I was planning for such an occasion, and made sure in advance that my pantry contained all the ingredients for recipes I had bookmarked.
Dry white wine
Salt and fresh ground pepper
Sliced French bread
Gruyere or Mozzarella cheese
The key to making this soup a success is properly caramelizing the onions. (I wish for a 7 quart Dutch Oven, which would be perfect for the recipe, but make do with my good 10-quart stock pot.)
I melt the butter over medium heat, then add thinly sliced onions. I use a wooden spoon to layer them evenly, then stir occasionally until they are soft and brown. After about a half hour, they are cooked to perfection.

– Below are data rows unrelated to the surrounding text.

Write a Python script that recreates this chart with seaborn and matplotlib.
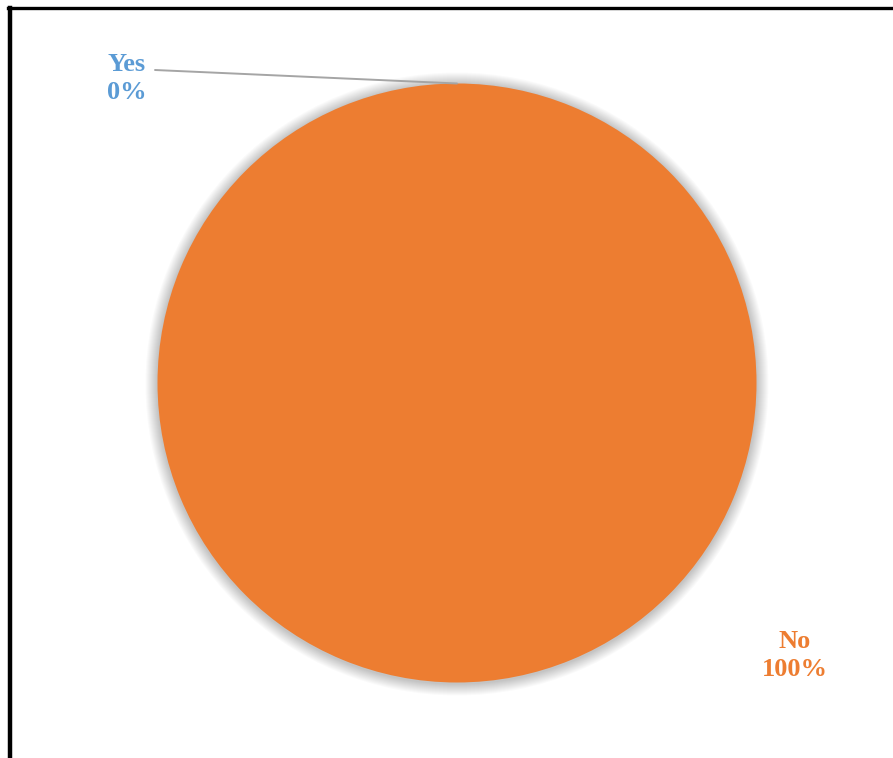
import matplotlib
matplotlib.use("Agg")
import matplotlib.pyplot as plt
from matplotlib.patches import Circle
from matplotlib.lines import Line2D
import numpy as np
import seaborn as sns

# Survey answers
categories = ["Yes", "No"]
values = [0, 100]
label_colors = ["#5B9BD5", "#ED7D31"]

sns.set_theme(style="white")
plt.rcParams["font.family"] = ["Liberation Serif", "DejaVu Serif"]
palette = sns.color_palette(label_colors)

W, H = 893, 758
fig = plt.figure(figsize=(W / 100, H / 100), dpi=100)
ax = fig.add_axes([0, 0, 1, 1])

cx, cy, r = 457, H - 383, 299.5

# soft shadow fading out around the pie
for k in range(12, 0, -1):
    ax.add_patch(Circle((cx, cy - 1), r + k, color="black", alpha=0.018, lw=0, zorder=1))

wedges, _ = ax.pie(values, colors=palette, startangle=90, counterclock=False,
                   center=(cx, cy), radius=r, frame=True,
                   wedgeprops=dict(linewidth=0, zorder=2))
ax.set_xlim(0, W)
ax.set_ylim(0, H)
ax.set_aspect("equal")
ax.axis("off")

total = sum(values)
pct = [f"{v / total * 100:.0f}%" for v in values]

# "Yes" label with a leader line to its wedge
w0 = wedges[0]
ang = np.deg2rad((w0.theta1 + w0.theta2) / 2)
anchor = (cx + r * np.cos(ang), cy + r * np.sin(ang))
ax.add_line(Line2D([155, anchor[0]], [H - 70, anchor[1]], color="#a5a5a5", lw=1.4, zorder=3))
ax.text(107, H - 53, f"{categories[0]}\n{pct[0]}", ha="left", va="top",
        fontsize=19, fontweight="bold", color=label_colors[0], linespacing=1.3, zorder=4)

# "No" label outside lower right
ax.text(795, H - 630, f"{categories[1]}\n{pct[1]}", ha="center", va="top",
        fontsize=19, fontweight="bold", color=label_colors[1], linespacing=1.3, zorder=4)

# frame around the chart area (open at right and bottom)
fig.add_artist(Line2D([9.5 / W, 9.5 / W], [0, 1 - 8 / H], transform=fig.transFigure,
                      color="black", lw=3.2, solid_capstyle="projecting"))
fig.add_artist(Line2D([8 / W, 1], [1 - 8 / H, 1 - 8 / H], transform=fig.transFigure,
                      color="black", lw=2.4, solid_capstyle="projecting"))

fig.savefig("out.png", dpi=100, facecolor="white")
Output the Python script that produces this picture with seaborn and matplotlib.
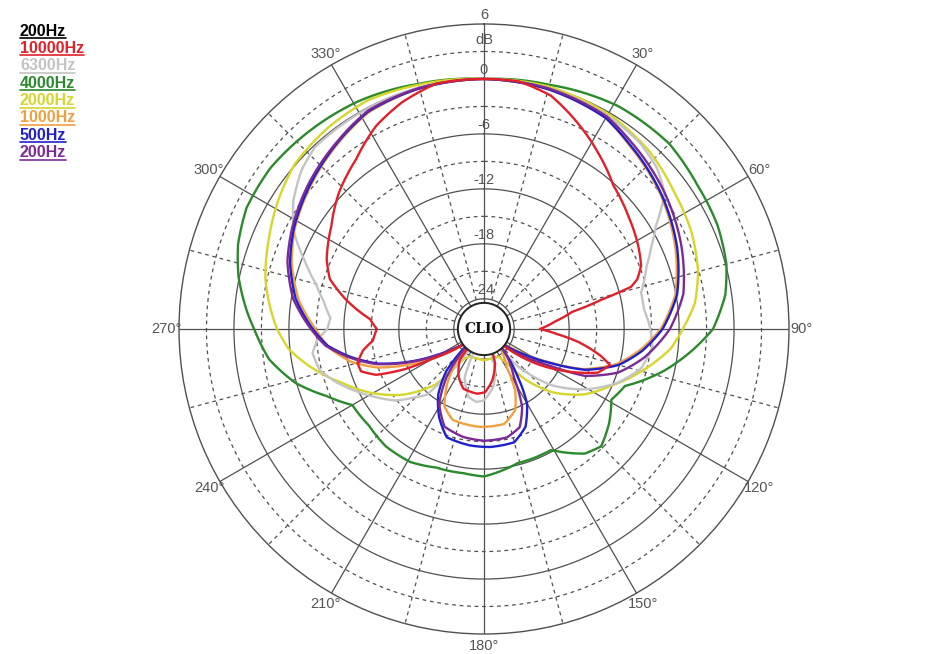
import numpy as np
import pandas as pd
import matplotlib
matplotlib.use("Agg")
import matplotlib.pyplot as plt
from matplotlib.lines import Line2D
import seaborn as sns

# ---------------- data (angle in degrees, level in dB) ----------------
ang_200 = [0, 15, 30, 38, 53, 67, 80, 90, 100, 108, 115, 119, 124, 130, 133,
           137, 148, 154, 160, 168, 180, 191, 202, 211, 218, 225, 229,
           233, 236, 241, 246, 252, 258, 264, 270, 279, 289, 298, 310, 322, 332, 345, 360]
db_200 = [0, -0.1, -0.5, -1.3, -2.6, -3.9, -5.2, -7.0, -9.5, -11.9, -15.2, -19.0, -21.8, -24.4, -27.3,
          -24.2, -21.2, -17.8, -15.9, -15.2, -15.1, -15.3, -15.8, -17.8, -20.7, -24.5, -27.3,
          -24.5, -23.7, -21.3, -18.4, -14.9, -12.3, -9.9, -8.4, -6.2, -4.6, -3.6, -2.4, -1.3, -0.3, -0.05, 0]

ang_500 = [0, 15, 30, 38, 53, 67, 80, 90, 98, 105, 112, 117, 122, 128, 133,
           138, 144, 150, 157, 165, 177, 187, 199, 207, 215, 222, 226, 229,
           233, 236, 241, 246, 252, 258, 264, 270, 279, 289, 298, 310, 322, 332, 345, 360]
db_500 = [0, -0.2, -0.7, -1.6, -3.0, -4.4, -5.9, -7.8, -9.9, -12.1, -15.4, -19.1, -22.0, -24.4, -27.3,
          -24.0, -21.3, -17.9, -15.7, -14.5, -14.4, -14.5, -14.8, -16.5, -18.6, -21.2, -24.0, -27.3,
          -24.5, -23.7, -21.5, -18.6, -15.1, -12.5, -10.1, -8.6, -6.5, -4.9, -3.8, -2.6, -1.4, -0.4, -0.1, 0]

ang_1000 = [0, 15, 30, 38, 53, 67, 80, 90, 98, 105, 112, 117, 122, 127, 132,
            140, 149, 153, 159, 168, 182, 199, 207, 214, 221, 227,
            233, 238, 244, 250, 256, 263, 270, 279, 289, 298, 310, 322, 332, 345, 360]
db_1000 = [0, -0.2, -0.7, -1.7, -3.1, -4.6, -6.1, -8.0, -10.2, -12.4, -15.6, -19.3, -22.3, -24.8, -27.3,
           -24.5, -22.5, -19.8, -17.8, -16.7, -16.6, -16.8, -17.8, -20.1, -23.0, -27.3,
           -24.3, -22.0, -18.6, -15.0, -12.4, -10.3, -8.9, -6.8, -5.1, -3.9, -2.7, -1.5, -0.5, -0.1, 0]

ang_2000 = [0, 15, 31, 43, 54, 65, 75, 83, 90, 96, 104, 114, 123, 133, 141, 146, 152, 165, 180, 195,
            208, 213, 216, 221, 231, 241, 249, 258, 264, 270, 276, 283, 293, 302, 311, 322, 333, 345, 360]
db_2000 = [0, 0.1, -0.2, -0.8, -1.7, -2.3, -3.1, -4.1, -5.6, -6.8, -9.2, -12.1, -14.2, -17.2, -20.3,
           -22.8, -23.9, -24.0, -23.9, -24.0, -23.9, -23.5, -22.8, -19.3, -15.9, -13.0, -10.8, -7.8,
           -5.9, -4.7, -3.8, -2.8, -1.8, -0.8, 0.1, 0.5, 0.7, 0.3, 0]

ang_4000 = [0, 15, 31, 45, 56, 66, 75, 82, 90, 96, 103, 112, 119, 127, 135, 141, 151, 166, 180, 188,
            199, 209, 220, 230, 240, 247, 254, 262, 270, 274, 282, 289, 297, 307, 319, 331, 345, 360]
db_4000 = [0, 0.3, 1.1, 1.3, 0.8, 0.6, 0.1, -0.7, -2.3, -4.5, -7.1, -10.7, -11.4, -10.2, -9.2, -9.8,
           -12.2, -12.2, -11.2, -11.4, -11.3, -10.7, -10.6, -10.9, -10.7, -8.6, -5.9, -3.6, -2.2, -1.4,
           0.1, 1.1, 1.8, 1.9, 1.5, 1.1, 0.4, 0]

ang_6300 = [0, 15, 30, 40, 47, 53, 59, 64, 69, 77, 83, 89, 96, 104, 112, 121, 130, 138, 143, 160,
            165, 171, 180, 186, 193, 202, 207, 213, 218, 221, 226, 231, 238, 244, 250, 256, 262, 266,
            270, 274, 280, 285, 291, 297, 304, 311, 317, 330, 345, 360]
db_6300 = [0, -0.1, -0.4, -0.8, -1.5, -2.6, -5.4, -7.0, -8.3, -9.7, -9.7, -9.2, -8.8, -9.6, -11.6,
           -14.5, -17.8, -21.9, -27.3, -27.3, -22.5, -20.9, -19.5, -19.3, -19.7, -21.7, -27.3, -27.3,
           -21.3, -17.8, -16.5, -14.9, -13.3, -11.8, -10.2, -8.8, -8.4, -9.0, -10.2, -10.5, -9.5,
           -8.3, -6.3, -4.0, -2.2, -0.9, -0.2, -0.1, 0, 0]

ang_10000 = [0, 8, 16, 24, 33, 42, 52, 62, 68, 72, 74, 76, 79, 84, 90, 94, 98, 103, 106, 111,
             117, 124, 129, 134, 156, 162, 171, 179, 186, 199, 208, 218, 224, 230, 235, 240, 243,
             247, 251, 255, 260, 264, 270, 275, 282, 288, 294, 304, 313, 323, 332, 340, 349, 360]
db_10000 = [0, 0, -0.8, -2.5, -4.4, -6.2, -7.3, -8.2, -8.8, -9.7, -10.6, -14.1, -17.5, -19.5, -21.2,
            -19.3, -16.8, -14.2, -13.0, -14.0, -17.1, -20.7, -23.5, -27.3, -27.3, -23.4, -21.6, -20.4,
            -20.2, -20.4, -21.4, -23.0, -27.3, -27.3, -23.6, -20.9, -17.7, -14.5, -13.1, -13.0, -13.9,
            -15.1, -15.6, -14.8, -11.9, -9.6, -8.5, -7.2, -5.6, -4.1, -2.2, -1.0, 0, 0]

legend_labels = ["200Hz", "10000Hz", "6300Hz", "4000Hz", "2000Hz", "1000Hz", "500Hz", "200Hz"]
legend_colors = ["#000000", "#e0202a", "#c4c4c4", "#2b8a2b", "#d6d62c", "#f0a040", "#2020cc", "#7b2a96"]

theta_labels = ["", "30°", "60°", "90°", "120°", "150°", "180°", "210°", "240°", "270°", "300°", "330°"]
r_label_values = [6, 0, -6, -12, -18, -24]
r_min, r_max = -27.3, 6

# series: (angles, dB, colour), in drawing order
series = [
    (ang_4000, db_4000, "#2b8a2b"),
    (ang_2000, db_2000, "#d6d62c"),
    (ang_6300, db_6300, "#c4c4c4"),
    (ang_1000, db_1000, "#f0a040"),
    (ang_500, db_500, "#2020cc"),
    (ang_200, db_200, "#7b2a96"),
    (ang_10000, db_10000, "#e0202a"),
]

# ---------------- figure ----------------
sns.set_style("white")
plt.rcParams["font.family"] = ["Liberation Sans", "DejaVu Sans"]

W, H = 944, 654
fig = plt.figure(figsize=(W / 100, H / 100), dpi=100)
cx, cy, R = 484, 329, 305
ax = fig.add_axes([(cx - R) / W, (H - cy - R) / H, 2 * R / W, 2 * R / H], projection="polar")
ax.set_theta_zero_location("N")
ax.set_theta_direction(-1)
ax.grid(False)

gc = "#505050"
full = np.linspace(0, 2 * np.pi, 721)
# radial lines every 15 deg
for d in range(0, 360, 15):
    t = np.deg2rad(d)
    ls = "-" if d % 30 == 0 else (0, (3, 3))
    ax.plot([t, t], [r_min, r_max], color=gc, lw=0.9, ls=ls, zorder=1)
# rings every 3 dB
for rv in range(-24, 6, 3):
    ls = "-" if rv % 6 == 0 else (0, (3, 3))
    ax.plot(full, np.full_like(full, rv), color=gc, lw=0.9, ls=ls, zorder=1)

n_before = len(ax.get_lines())
for ang, db, col in series:
    df = pd.DataFrame({"theta": np.deg2rad(ang), "db": np.clip(db, r_min, r_max)})
    sns.lineplot(data=df, x="theta", y="db", ax=ax, color=col, lw=1.7,
                 sort=False, estimator=None, zorder=3)
# draw the curve segments along polar (theta, r) paths rather than straight chords
for ln in ax.get_lines()[n_before:]:
    ln.recache(always=True)
    ln._path._interpolation_steps = 24

ax.set_ylim(r_min, r_max)
ax.set_xlabel("")
ax.set_ylabel("")
ax.set_xticks(np.deg2rad(np.arange(0, 360, 30)))
ax.set_xticklabels(theta_labels)
ax.tick_params(axis="x", pad=2, labelsize=10.5, colors="#555555", length=0)
ax.set_yticks([])
ax.spines["polar"].set_color(gc)
ax.spines["polar"].set_linewidth(1.0)

# radial labels
for v in r_label_values:
    ax.text(0, v + 1.0, str(v), ha="center", va="center", fontsize=10.5, color="#555555", zorder=4)
ax.text(0, 4.3, "dB", ha="center", va="center", fontsize=10.5, color="#555555", zorder=4)

# CLIO centre badge
ax.fill(full, np.full_like(full, -24.45), facecolor="white", edgecolor="#222222", lw=1.4, zorder=5)
ax.text(0, r_min, "CLIO", ha="center", va="center", fontsize=10, fontweight="bold",
        family=["DejaVu Serif"], color="#111111", zorder=6)

# legend (underlined coloured texts)
texts = []
for i, (lab, col) in enumerate(zip(legend_labels, legend_colors)):
    y = 31 + i * 17.4
    t = fig.text(20 / W, 1 - y / H, lab, ha="left", va="center", fontsize=11.5,
                 fontweight="bold", color=col)
    texts.append((t, col))
fig.canvas.draw()
rend = fig.canvas.get_renderer()
for t, col in texts:
    bb = t.get_window_extent(rend)
    yl = bb.y0 + 0.5
    fig.add_artist(Line2D([bb.x0 / W, bb.x1 / W], [yl / H, yl / H], color=col, lw=1.2,
                          transform=fig.transFigure))

fig.savefig("out.png", dpi=100, facecolor="white")
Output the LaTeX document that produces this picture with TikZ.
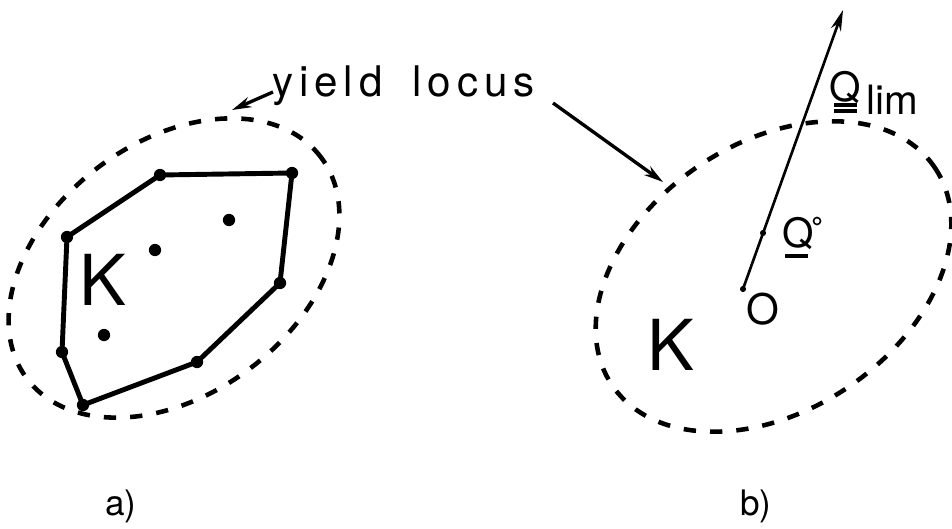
\documentclass[tikz,border=0pt]{standalone}
\usepackage{fontspec}
\setmainfont{TeX Gyre Heros}
\newfontfamily\spaced[LetterSpace=14]{TeX Gyre Heros}
\usetikzlibrary{arrows.meta}
\tikzset{
  locus/.style={line width=2.6pt, dash pattern=on 7pt off 8pt},
  poly/.style={line width=2.8pt, line join=round},
  vdot/.style={circle, fill=black, inner sep=0pt, minimum size=7pt},
  sdot/.style={circle, fill=black, inner sep=0pt, minimum size=3.5pt},
  lbl/.style={inner sep=0pt, anchor=base west},
  pointer/.style={line width=1.9pt, -{Stealth[length=11pt, width=6pt]}},
  qarrow/.style={line width=1.5pt, -{Stealth[length=12pt, width=6pt]}},
}
\begin{document}
\begin{tikzpicture}[x=0.02cm, y=0.02cm]
\useasboundingbox (0,0) rectangle (952,528);

% ---------- a) ----------
\draw[locus, rotate around={37:(174,260)}] (174,260) ellipse [x radius=184, y radius=126];
\node[vdot] (v1) at (160,353) {};
\node[vdot] (v2) at (292,355) {};
\node[vdot] (v3) at (280,245) {};
\node[vdot] (v4) at (197,166) {};
\node[vdot] (v5) at (83,123) {};
\node[vdot] (v6) at (62,176) {};
\node[vdot] (v7) at (67,291) {};
\draw[poly] (v1.center) -- (v2.center) -- (v3.center) -- (v4.center) -- (v5.center) -- (v6.center) -- (v7.center) -- cycle;
\node[vdot] (i1) at (229,308) {};
\node[vdot] (i2) at (155,278) {};
\node[vdot] (i3) at (104,193) {};
\node[lbl, font=\fontsize{40}{40}\selectfont] (kA) at (79,223) {K};
\node[lbl, font=\fontsize{20}{20}\selectfont] (la) at (105,13) {a)};

% ---------- label ----------
\node[lbl, font=\spaced\fontsize{24}{24}\selectfont] (yl) at (272,431) {yield\hspace{17pt}locus};
\coordinate (yA) at (273,436);
\coordinate (eA) at (232,418);
\coordinate (yB) at (553,425);
\coordinate (eB) at (663,346);
\draw[pointer] (yA) -- (eA);
\draw[pointer] (yB) -- (eB);

% ---------- b) ----------
\draw[locus, rotate around={34:(773.5,251.5)}] (773.5,251.5) ellipse [x radius=194.6, y radius=133.5];
\node[sdot] (o) at (743,239) {};
\node[sdot] (q0) at (763,295) {};
\coordinate (qtip) at (843,518);
\draw[qarrow] (o.center) -- (qtip);
\node[lbl, font=\fontsize{40}{40}\selectfont] (kB) at (647,158) {K};
\node[font=\fontsize{24}{24}\selectfont, inner sep=0pt] (oL) at (762.5,219) {O};
\node[lbl, font=\fontsize{23}{23}\selectfont] (qo) at (782,281) {Q};
\draw[line width=1.8pt] (qo.base west) ++(3,-9) coordinate (u1) -- ++(23,0) coordinate (u2);
\node[circle, draw, line width=0.9pt, inner sep=0pt, minimum size=4pt] (deg) at (817,307) {};
\node[lbl, font=\fontsize{23}{23}\selectfont] (ql) at (829,426) {Q};
\node[lbl, font=\fontsize{23}{23}\selectfont] (lim) at (866,413) {lim};
\draw[line width=2pt] (834,423) coordinate (w1) -- (857,423) coordinate (w2);
\draw[line width=2pt] (834,417) coordinate (w3) -- (857,417) coordinate (w4);
\node[lbl, font=\fontsize{20}{20}\selectfont] (lb) at (740,13) {b)};
\end{tikzpicture}
\end{document}
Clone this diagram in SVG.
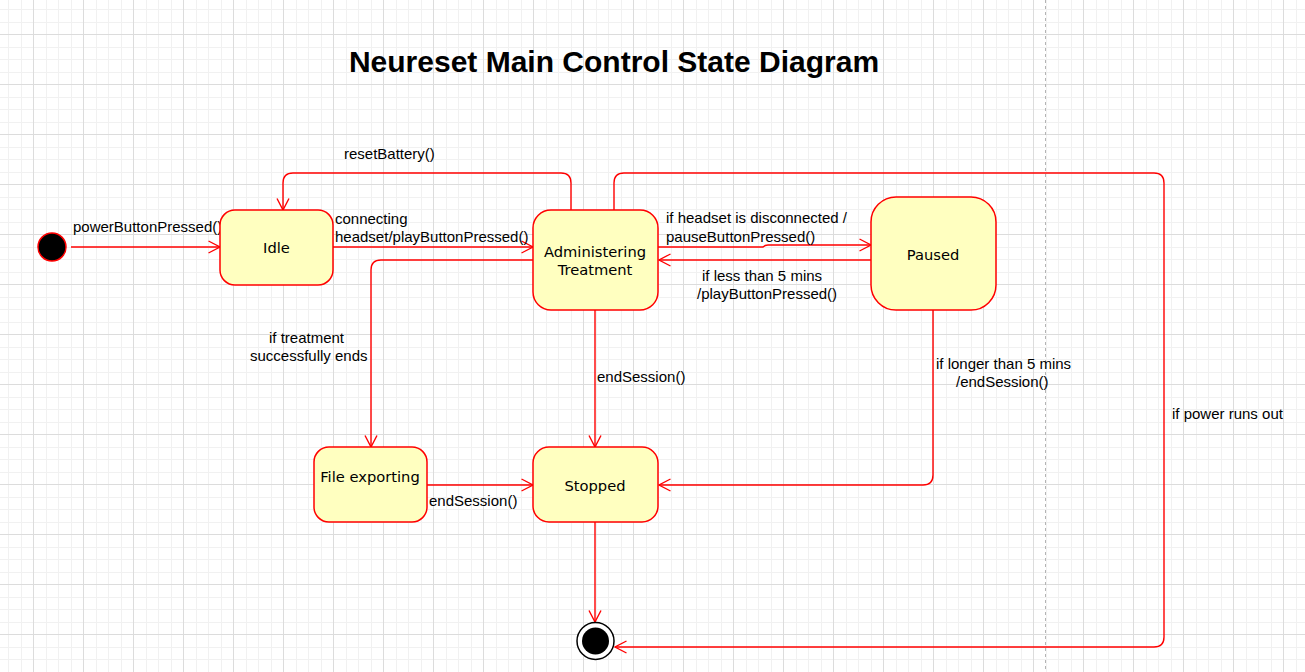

I add the wine, and loosen a few brown bits from the bottom of the pot. When it begins to boil, I add the beef and chicken stock, salt, and freshly ground pepper. Some stirring once at a boil, then reduced heat to low and simmered for 10 minutes. That didn’t take too long.
I place slices of bread in the bottom of the onion soup bowls, fill with soup, and top with Mozzarella, as it’s the cheese that is always on hand in my kitchen. Then under broiler for a few minutes, until the cheese is melted and bubbling. What a beautiful sight!
The tasty bowls of Onion Soup don’t last long when the call for “Soup’s ready!” goes out to my husband and kids who have been romping in the new snow.
So flavorful, and so easy to make with readily available ingredients, no other soup is as warming to me as French Onion Soup. It is my recommended remedy for a cold winter day.